Today, the eyes of the world focus on the Olympics in London. But for us as Jews – and for all those who treasure human decency – it is a day of darkness.
It was forty years ago — forty Summer Olympics ago, at Munich. Members of the Palestinian terrorist group Black September murdered eleven Israelis – three weightlifters, two wrestlers, one fencer, three coaches and two officials.
It happened for only one reason: they were Israelis.
They were Jews. They were our family.
We – the world Jewish community, and our numerous friends throughout the world – have begged the International Olympic Committee: let the Olympics have one minute of silence in their memory. Only one minute of silence – out of twenty four thousand, four hundred and eighty minutes for the entire Olympics! Out of all the cheering and yelling and excitement: just one minute of silence to remember those Israeli sportsmen who died during the Olympics.
That is all that we requested. And our pleas have been met – by silence. And their silence will be met – by our words.

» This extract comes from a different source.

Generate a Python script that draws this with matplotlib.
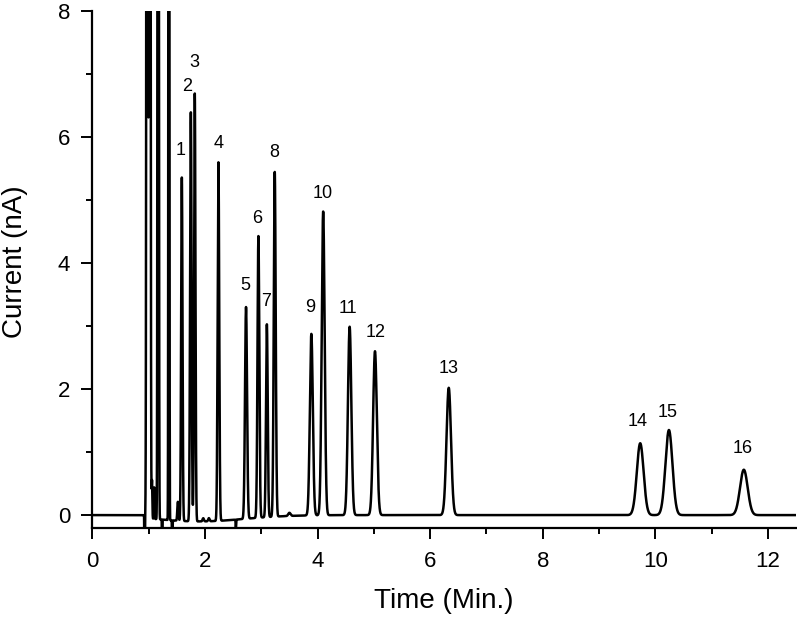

On this Shabbat, we remember those Israeli sportsmen who died forty years ago. They were savagely cut down in the prime of their lives. They were “swifter than eagles, stronger than lions.” The ideals and values by which they lived are our ideals: team work, friendship, sportsmanship, and fairness.
We pledge the balance of our summer here in camp to celebrating those ideals – as we take their names into our hearts:
We pause now for our own moment of silence.